While the Eighth Legion fought a desperate (and doomed) rearguard action on the walls of the city, Titus II broke out of the city to the north with his main army, smashing through the surrounding the Aldmeri forces and linking up with reinforcements marching south from Skyrim under General Jonna.

Legends' developers apparently understood this retreat from the Imperial City northwards to link with Skyrim reinforcements “marching south from Skyrim” as Titus Mede taking the entire Legion up to Skyrim with him. The heroes of Legends have to traverse a Cyrodiil entirely occupied by the Dominion, it would seem, though the geography is so imprecise I can’t be entirely sure.
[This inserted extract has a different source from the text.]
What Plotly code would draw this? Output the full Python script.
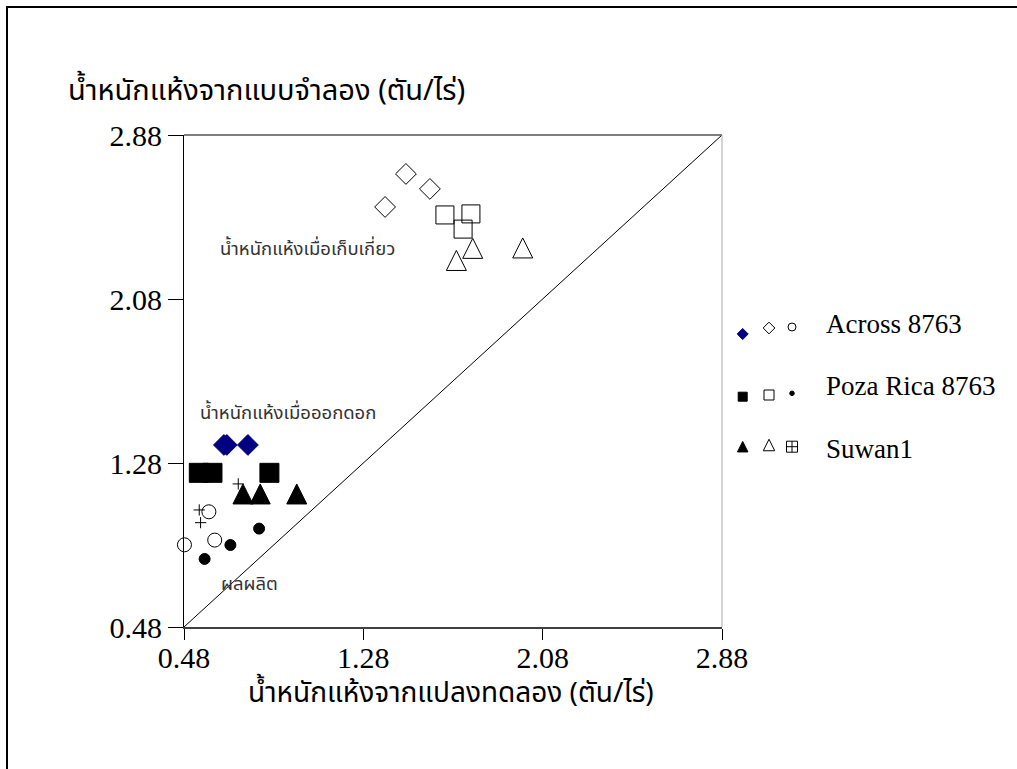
import plotly.graph_objects as go

# Canvas and plot-area geometry (pixels)
W, H = 1017, 769
PLOT_L, PLOT_R, PLOT_T, PLOT_B = 184, 722, 135, 627

AXIS_MIN, AXIS_MAX = 0.48, 2.88
tick_vals = [0.48, 1.28, 2.08, 2.88]
tick_text = ["0.48", "1.28", "2.08", "2.88"]

varieties = ["Across 8763", "Poza Rica 8763", "Suwan1"]

# 1:1 reference line
one_to_one = [0.48, 2.88]

# Across 8763 (observed vs simulated, ton/rai)
across_flower_obs = [0.658, 0.671, 0.765]
across_flower_sim = [1.368, 1.368, 1.368]
across_harvest_obs = [1.377, 1.470, 1.577]
across_harvest_sim = [2.529, 2.690, 2.617]
across_yield_obs = [0.482, 0.591, 0.617]
across_yield_sim = [0.881, 1.042, 0.904]

# Poza Rica 8763
poza_flower_obs = [0.546, 0.607, 0.861]
poza_flower_sim = [1.232, 1.232, 1.232]
poza_harvest_obs = [1.644, 1.760, 1.725]
poza_harvest_sim = [2.490, 2.495, 2.421]
poza_yield_obs = [0.572, 0.687, 0.815]
poza_yield_sim = [0.812, 0.880, 0.960]

# Suwan1
suwan_flower_obs = [0.743, 0.820, 0.983]
suwan_flower_sim = [1.129, 1.129, 1.129]
suwan_harvest_obs = [1.695, 1.768, 1.991]
suwan_harvest_sim = [2.268, 2.327, 2.329]
suwan_yield_obs = [0.722, 0.548, 0.554]
suwan_yield_sim = [1.178, 1.051, 0.989]

x_title = "น้ำหนักแห้งจากแปลงทดลอง (ตัน/ไร่)"
y_title = "น้ำหนักแห้งจากแบบจำลอง (ตัน/ไร่)"
label_harvest = "น้ำหนักแห้งเมื่อเก็บเกี่ยว"
label_flower = "น้ำหนักแห้งเมื่อออกดอก"
label_yield = "ผลผลิต"

SERIF = "Liberation Serif, Times New Roman, serif"
THAI = "Noto Sans Thai, Tahoma, Noto Sans, sans-serif"
NAVY = "#000080"


def px_x(p):
    return p / W


def px_y(p):
    return 1 - p / H


def tri(size, filled):
    # upright triangle centred on the point (arrow glyph flipped and shifted)
    return dict(symbol="arrow-down" if filled else "arrow-down-open", angle=180,
                standoff=size / 2, size=size, color="black",
                line=dict(color="black", width=1))


def mk(symbol, size, color="black", lw=1):
    return dict(symbol=symbol, size=size, color=color, line=dict(color=color, width=lw))


fig = go.Figure()

fig.add_trace(go.Scatter(x=one_to_one, y=one_to_one, mode="lines",
                         line=dict(color="black", width=1), hoverinfo="skip"))

series = [
    (across_flower_obs, across_flower_sim, mk("diamond", 16, NAVY)),
    (across_harvest_obs, across_harvest_sim, mk("diamond-open", 16)),
    (across_yield_obs, across_yield_sim, mk("circle-open", 14)),
    (poza_flower_obs, poza_flower_sim, mk("square", 19)),
    (poza_harvest_obs, poza_harvest_sim, mk("square-open", 18)),
    (poza_yield_obs, poza_yield_sim, mk("circle", 11)),
    (suwan_flower_obs, suwan_flower_sim, tri(20, True)),
    (suwan_harvest_obs, suwan_harvest_sim, tri(20, False)),
    (suwan_yield_obs, suwan_yield_sim, mk("cross-thin-open", 8)),
]
for xs, ys, marker in series:
    fig.add_trace(go.Scatter(x=xs, y=ys, mode="markers", marker=marker, cliponaxis=False))

# Legend drawn on a pixel-space overlay axis
leg_x = [742.7, 769.0, 792.0]
leg_rows_y = [[334.0, 328.0, 327.0], [396.7, 395.0, 393.3], [446.7, 445.0, 446.7]]
leg_markers = [
    [mk("diamond", 8.5, NAVY), mk("diamond-open", 9), mk("circle-open", 8)],
    [mk("square", 9), mk("square-open", 10), mk("circle", 4.5)],
    [tri(10.5, True), tri(11.5, False), mk("square-cross-open", 11)],
]
for row_y, row_m in zip(leg_rows_y, leg_markers):
    for cx, cy, m in zip(leg_x, row_y, row_m):
        fig.add_trace(go.Scatter(x=[cx], y=[cy], mode="markers", marker=m,
                                 xaxis="x2", yaxis="y2", cliponaxis=False))

leg_text_y = [324, 386, 449]
annotations = []
for name, ty in zip(varieties, leg_text_y):
    annotations.append(dict(x=824, y=ty, xref="x2", yref="y2", text=name, showarrow=False,
                            xanchor="left", yanchor="middle",
                            font=dict(family=SERIF, size=27, color="black")))

# Axis titles
annotations.append(dict(x=66, y=91, xref="x2", yref="y2", text=y_title, showarrow=False,
                        xanchor="left", yanchor="middle",
                        font=dict(family=THAI, size=29, color="black")))
annotations.append(dict(x=451, y=693, xref="x2", yref="y2", text=x_title, showarrow=False,
                        xanchor="center", yanchor="middle",
                        font=dict(family=THAI, size=28, color="black")))

# Group labels inside the plot
for txt, lx, ly in [(label_harvest, 218, 249), (label_flower, 198, 413), (label_yield, 219, 584)]:
    annotations.append(dict(x=lx, y=ly, xref="x2", yref="y2", text=txt, showarrow=False,
                            xanchor="left", yanchor="middle",
                            font=dict(family=THAI, size=18.5, color="#333333")))

shapes = [
    # outer frame (top and left)
    dict(type="line", xref="paper", yref="paper", x0=px_x(6), x1=1, y0=px_y(7), y1=px_y(7),
         line=dict(color="black", width=2)),
    dict(type="line", xref="paper", yref="paper", x0=px_x(7), x1=px_x(7), y0=px_y(6), y1=0,
         line=dict(color="black", width=2)),
    # plot box top and right
    dict(type="line", xref="x domain", yref="y domain", x0=0, x1=1, y0=1, y1=1,
         line=dict(color="#555555", width=1.5)),
    dict(type="line", xref="x domain", yref="y domain", x0=1, x1=1, y0=0, y1=1,
         line=dict(color="#aaaaaa", width=1)),
]

fig.update_layout(
    template="none",
    width=W, height=H,
    margin=dict(l=0, r=0, t=0, b=0, pad=0, autoexpand=False),
    paper_bgcolor="white", plot_bgcolor="rgba(0,0,0,0)",
    showlegend=False,
    xaxis=dict(domain=[px_x(PLOT_L), px_x(PLOT_R)], range=[AXIS_MIN, AXIS_MAX],
               tickvals=tick_vals, ticktext=tick_text, ticks="outside", ticklen=11,
               ticklabelstandoff=-8,
               tickcolor="black", tickwidth=1, showline=True, linecolor="#404040",
               linewidth=1.5, showgrid=False, zeroline=False, anchor="y",
               automargin=False,
               tickfont=dict(family=SERIF, size=30, color="black"), fixedrange=True),
    yaxis=dict(domain=[px_y(PLOT_B), px_y(PLOT_T)], range=[AXIS_MIN, AXIS_MAX],
               tickvals=tick_vals, ticktext=tick_text, ticks="outside", ticklen=15,
               tickcolor="black", tickwidth=1, showline=True, linecolor="black",
               linewidth=1, showgrid=False, zeroline=False, anchor="x",
               automargin=False,
               tickfont=dict(family=SERIF, size=30, color="black"), fixedrange=True),
    xaxis2=dict(domain=[0, 1], range=[0, W], visible=False, anchor="y2",
                automargin=False, fixedrange=True),
    yaxis2=dict(domain=[0, 1], range=[H, 0], visible=False, anchor="x2",
                automargin=False, fixedrange=True),
    annotations=annotations,
    shapes=shapes,
)

fig.write_html("out.html")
In Kellen’s story, the Legion stays camped in Skyrim till just before Red Ring.

Let’s get back to Quintius. What happened after Titus left the Imperial city and met up with General Jonna?
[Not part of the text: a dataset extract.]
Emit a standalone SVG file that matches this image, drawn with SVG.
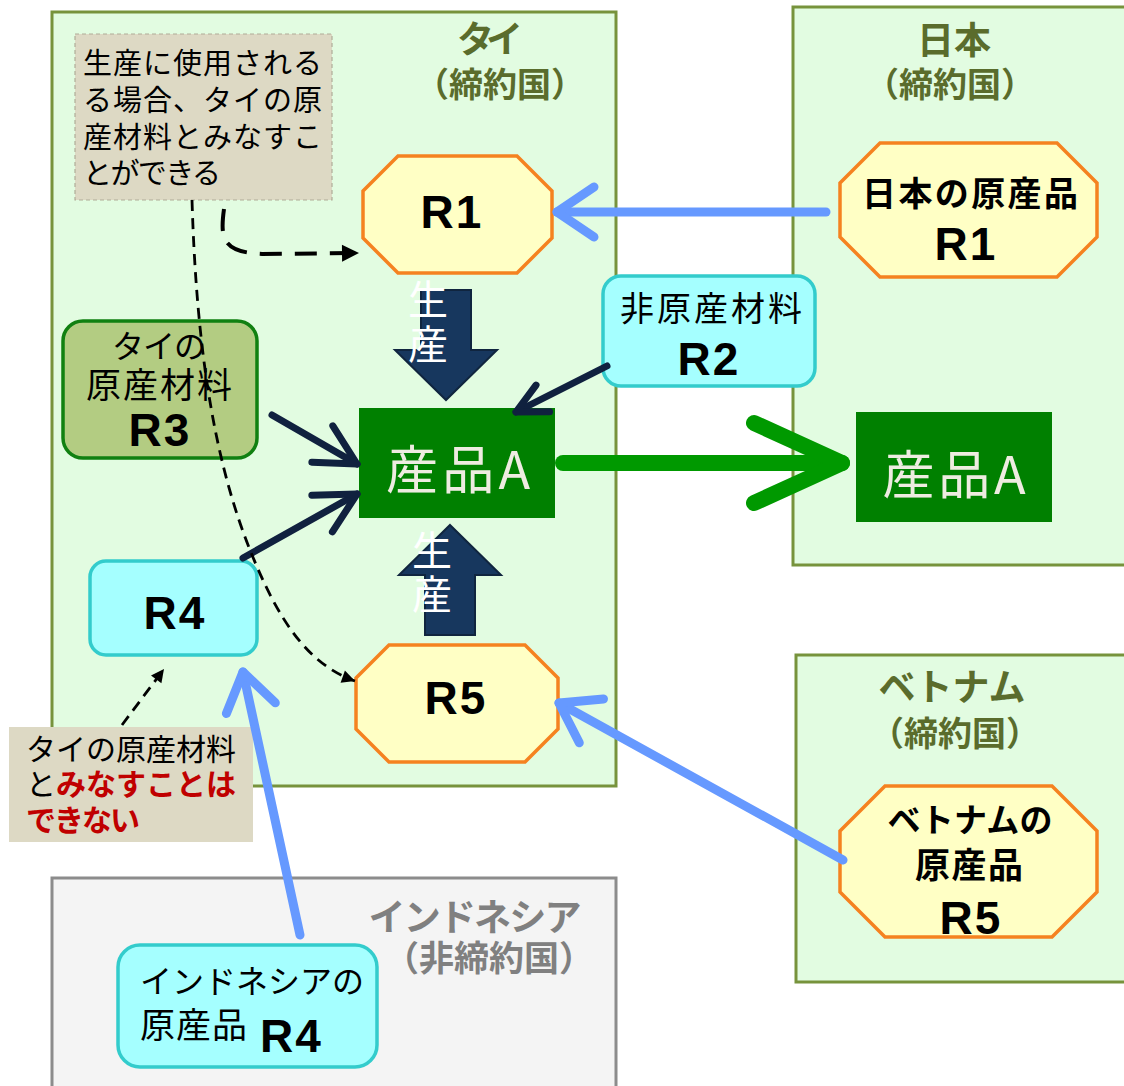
<svg xmlns="http://www.w3.org/2000/svg" width="1124" height="1086" viewBox="0 0 1124 1086">
<style>
.ctr{fill:#E2FCE1;stroke:#77933C;stroke-width:3}
.ctrg{fill:#F4F4F4;stroke:#8C8C8C;stroke-width:3}
.ttl{font-family:"Noto Sans CJK JP",sans-serif;font-weight:bold;fill:#5A6C2C;text-anchor:middle}
.ttlg{font-family:"Noto Sans CJK JP",sans-serif;font-weight:bold;fill:#808080;text-anchor:middle}
.oct{fill:#FFFFC5;stroke:#F58220;stroke-width:3.5}
.cyan{fill:#A5FFFF;stroke:#33CCCC;stroke-width:3.5}
.olv{fill:#B3CC82;stroke:#118011;stroke-width:3.5}
.prod{fill:#008000}
.note{fill:#DDD9C4}
.jp{font-family:"Noto Sans CJK JP",sans-serif;fill:#000}
.r{font-family:"Liberation Sans",Arial,sans-serif;font-weight:bold;font-size:46px;fill:#000;letter-spacing:2px}
.pa{font-family:"Noto Sans CJK JP",sans-serif;font-size:52px;fill:#EEECE1;text-anchor:middle}
.sei{font-family:"Noto Sans CJK JP",sans-serif;font-size:40px;fill:#FFFFFF;text-anchor:middle}
.blk{fill:#17375E;stroke:#10253F;stroke-width:2}
.blue{stroke:#6699FF;stroke-width:9;fill:none;stroke-linecap:round}
.navy{stroke:#10213F;stroke-width:7;fill:none;stroke-linecap:round}
.grn{stroke:#009900;stroke-width:16;fill:none;stroke-linecap:round}
.dsh1{stroke:#000;stroke-width:4;fill:none;stroke-dasharray:22 13}
.dsh2{stroke:#000;stroke-width:2.8;fill:none;stroke-dasharray:11 7}
.red{fill:#C00000;font-weight:bold}
</style>
<defs>
<marker id="mBlue" markerUnits="userSpaceOnUse" viewBox="-50 -35 60 70" markerWidth="60" markerHeight="70" refX="0" refY="0" orient="auto" overflow="visible">
<path d="M-37,-25 L0,0 L-37,25" fill="none" stroke="#6699FF" stroke-width="9" stroke-linecap="round" stroke-linejoin="round"/>
</marker>
<marker id="mNavy" markerUnits="userSpaceOnUse" viewBox="-50 -30 60 60" markerWidth="60" markerHeight="60" refX="0" refY="0" orient="auto" overflow="visible">
<path d="M-40,-21 L0,0 L-40,21" fill="none" stroke="#10213F" stroke-width="7" stroke-linecap="round" stroke-linejoin="round"/>
</marker>
<marker id="mNavyS" markerUnits="userSpaceOnUse" viewBox="-40 -25 50 50" markerWidth="50" markerHeight="50" refX="0" refY="0" orient="auto" overflow="visible">
<path d="M-30,-15 L0,0 L-30,15" fill="none" stroke="#10213F" stroke-width="7" stroke-linecap="round" stroke-linejoin="round"/>
</marker>
<marker id="mGreen" markerUnits="userSpaceOnUse" viewBox="-100 -50 110 100" markerWidth="110" markerHeight="100" refX="0" refY="0" orient="auto" overflow="visible">
<path d="M-88,-40 L0,0 L-88,40" fill="none" stroke="#009900" stroke-width="16" stroke-linecap="round" stroke-linejoin="round"/>
</marker>
<marker id="mTri" markerUnits="userSpaceOnUse" viewBox="-20 -10 22 20" markerWidth="22" markerHeight="20" refX="0" refY="0" orient="auto" overflow="visible">
<path d="M-17,-8.5 L0,0 L-17,8.5 Z" fill="#000"/>
</marker>
<marker id="mTriS" markerUnits="userSpaceOnUse" viewBox="-16 -8 18 16" markerWidth="18" markerHeight="16" refX="0" refY="0" orient="auto" overflow="visible">
<path d="M-13,-6.5 L0,0 L-13,6.5 Z" fill="#000"/>
</marker>
</defs>

<g id="thailand">
<rect class="ctr" x="52" y="12" width="564" height="774"/>
<text class="ttl" x="490" y="53" font-size="37" textLength="66">タイ</text>
<text class="ttl" x="500" y="97" font-size="34">（締約国）</text>
</g>
<g id="japan">
<rect class="ctr" x="793" y="7" width="340" height="558"/>
<text class="ttl" x="954" y="54" font-size="37">日本</text>
<text class="ttl" x="950" y="97" font-size="34">（締約国）</text>
</g>
<g id="vietnam">
<rect class="ctr" x="796" y="655" width="340" height="327"/>
<text class="ttl" x="952" y="701" font-size="37" textLength="147">ベトナム</text>
<text class="ttl" x="955" y="746" font-size="34">（締約国）</text>
</g>
<g id="indonesia">
<rect class="ctrg" x="52" y="878" width="564" height="220"/>
<text class="ttlg" x="475" y="931" font-size="37" textLength="213">インドネシア</text>
<text class="ttlg" x="489" y="971" font-size="35">（非締約国）</text>
</g>

<g id="note1">
<rect class="note" x="75" y="34" width="257" height="166" stroke="#B0AC98" stroke-width="1.2" stroke-dasharray="4 3"/>
<text class="jp" font-size="29" x="83" y="74" textLength="239">生産に使用される</text>
<text class="jp" font-size="29" x="83" y="111" textLength="239">る場合、タイの原</text>
<text class="jp" font-size="29" x="83" y="148" textLength="239">産材料とみなすこ</text>
<text class="jp" font-size="29" x="83" y="184" textLength="138">とができる</text>
</g>

<g id="note2">
<rect class="note" x="9" y="727" width="244" height="115"/>
<text class="jp" font-size="30" x="26" y="760" textLength="210">タイの原産材料</text>
<text class="jp" font-size="30" x="26" y="795" textLength="210">と<tspan class="red">みなすことは</tspan></text>
<text class="jp red" font-size="30" x="26" y="831" textLength="114">できない</text>
</g>

<g id="thR1">
<polygon class="oct" points="398,156 517,156 552,191 552,238 517,273 398,273 363,238 363,191"/>
<text class="r" x="452" y="228" style="text-anchor:middle">R1</text>
</g>
<g id="jpR1">
<polygon class="oct" points="880,143 1057,143 1097,183 1097,237 1057,277 880,277 840,237 840,183"/>
<text class="jp" font-size="34" font-weight="bold" x="970" y="206" text-anchor="middle" textLength="216">日本の原産品</text>
<text class="r" x="966" y="260" style="text-anchor:middle">R1</text>
</g>
<g id="R2">
<rect class="cyan" x="603" y="276" width="212" height="110" rx="18"/>
<text class="jp" font-size="34" x="711" y="321" text-anchor="middle" textLength="182">非原産材料</text>
<text class="r" x="709" y="375" style="text-anchor:middle">R2</text>
</g>
<g id="R3">
<rect class="olv" x="63" y="321" width="194" height="137" rx="20"/>
<text class="jp" font-size="32" x="159" y="358" text-anchor="middle" textLength="94">タイの</text>
<text class="jp" font-size="35" x="159" y="398" text-anchor="middle" textLength="146">原産材料</text>
<text class="r" x="160" y="446" style="text-anchor:middle">R3</text>
</g>
<g id="thR4">
<rect class="cyan" x="90" y="561" width="167" height="94" rx="16"/>
<text class="r" x="175" y="629" style="text-anchor:middle">R4</text>
</g>
<g id="thR5">
<polygon class="oct" points="389,645 525,645 558,678 558,729 525,762 389,762 356,729 356,678"/>
<text class="r" x="456" y="714" style="text-anchor:middle">R5</text>
</g>
<g id="vnR5">
<polygon class="oct" points="885,786 1052,786 1097,831 1097,892 1052,937 885,937 840,892 840,831"/>
<text class="jp" font-size="33" font-weight="bold" x="970" y="832" text-anchor="middle" textLength="165">ベトナムの</text>
<text class="jp" font-size="35" font-weight="bold" x="969" y="878" text-anchor="middle" textLength="108">原産品</text>
<text class="r" x="971" y="934" style="text-anchor:middle">R5</text>
</g>
<g id="idR4">
<rect class="cyan" x="118" y="945" width="259" height="122" rx="22"/>
<text class="jp" font-size="32" x="140" y="993" textLength="224">インドネシアの</text>
<text class="jp" font-size="35" x="140" y="1038" textLength="107">原産品</text>
<text class="r" x="260" y="1052" style="text-anchor:start">R4</text>
</g>
<g id="prodA_th">
<rect class="prod" x="359" y="408" width="196" height="110"/>
<text class="pa" x="458" y="489" textLength="144">産品A</text>
</g>
<g id="prodA_jp">
<rect class="prod" x="856" y="412" width="196" height="110"/>
<text class="pa" x="954" y="494" textLength="143">産品A</text>
</g>
<g id="prodDown">
<path class="blk" d="M421,290 L471,290 L471,350 L497,350 L446,400 L395,350 L421,350 Z"/>
<text class="sei" x="428" y="314">生</text>
<text class="sei" x="428" y="359">産</text>
</g>
<g id="prodUp">
<path class="blk" d="M450,525 L501,575 L475,575 L475,635 L425,635 L425,575 L399,575 Z"/>
<text class="sei" x="432" y="565">生</text>
<text class="sei" x="432" y="609">産</text>
</g>

<g id="connectors">
<line class="blue" x1="826" y1="212" x2="557" y2="212" marker-end="url(#mBlue)"/>
<line class="blue" x1="843" y1="860" x2="559" y2="703" marker-end="url(#mBlue)"/>
<line class="blue" x1="300" y1="935" x2="243" y2="672" marker-end="url(#mBlue)"/>
<line class="navy" x1="272" y1="415" x2="357" y2="464" marker-end="url(#mNavy)"/>
<line class="navy" x1="243" y1="558" x2="357" y2="494" marker-end="url(#mNavy)"/>
<line class="navy" x1="607" y1="366" x2="516" y2="412" marker-end="url(#mNavyS)"/>
<line class="grn" x1="563" y1="463" x2="842" y2="463" marker-end="url(#mGreen)"/>
<path class="dsh1" d="M224,209 C220,238 222,252 262,254 L359,253" marker-end="url(#mTri)"/>
<path class="dsh2" d="M192,200 C196,330 210,450 250,550 C280,625 310,665 355,681" marker-end="url(#mTriS)"/>
<line class="dsh2" x1="122" y1="725" x2="164" y2="669" marker-end="url(#mTriS)"/>
</g>
</svg>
Meanwhile, however, the capital fell to the invaders and the infamous Sack of the Imperial City began. The Imperial Palace was burned, the White-Gold Tower itself looted, and all manner of atrocities carried out by the vengeful elves on the innocent populace.

Ok, Legends does portray atrocities, though these sound less organized than in Kellen’s story. But I’ll give Legends a point here for trying to expand the original source.


In Hammerfell, General Decianus was preparing to drive the Aldmeri back from Skaven when he was ordered to march for Cyrodiil. Unwilling to abandon Hammerfell completely, he allowed a great number of "invalids" to be discharged from the Legions before they marched east. These veterans formed the core of the army that eventually drove Lady Arannelya's forces back across the Alik'r late in 174, taking heavy losses on their retreat from harassing attacks by the Alik'r warriors.

Our author Quintius was part of Decianus’ army in Hammerfell, and went with him to Cyrodiil.

4E 175: The Battle of the Red Ring

During the winter of 4E 174-175, the Thalmor seem to have believed that the war in Cyrodiil was all but over. They made several attempts to negotiate with Titus II. The Emperor encouraged them in their belief that he was preparing to surrender; meanwhile, he gathered his forces to retake the Imperial City.

In what is now known as the Battle of the Red Ring, a battle that will serve as a model for Imperial strategists for generations to come, Titus II divided his forces into three. One army, with the legions from Hammerfell under General Decianus, was hidden in the Colovian Highlands near Chorrol. The Aldmeri were unaware that he was no longer in Hammerfell, possibly because the Imperial veterans Decianus had left behind led Lady Arannelya to believe that she still faced an Imperial army. The second army, largely of Nord legions under General Jonna, took up position near Cheydinhal. The main army was commanded by the Emperor himself, and would undertake the main assault of the Imperial City from the north.

According to Quintius, during that whole winter, the Colovian Highlands and Nibenese East near Cheydinhall were part of Imperial territory, the Emperor and his Legions were preparing for the spring campaign to retake the Imperial City. Titus Mede and his main troops were not off hiding in Skyrim.

So, who are we going to believe: the Legate who was there and is writing a history of the events? Or some guy without any credentials telling stories to inspire people around a campfire?

Even if Quintius had some mysterious reason to lie about the subject, it’s not something he could fabricate. We’re talking about whole Legions, with many, many surviving veterans, as well as the peoples of Skyrim and Cyrodiil as witness. There is no way Quintius could be hiding the truth about where the main troops in the war were. And Quintius’ version of events is also the sane one, that explains the set-up for the Red Ring, something Kellen’s doesn’t.

In conclusion, the Legends storyline can be mined for interesting bits of lore, if it’s Kellen’s recounting of the story as he heard/remembers it, but it can’t be taken seriously as an eyewitness narrative of the actual war. That leaves lots of interesting possibilities: maybe Titus Mede did take a private trip up to Skyrim off the books, what’s up with Lord Naarifin and the daedra? But the main account of the war is nonsense.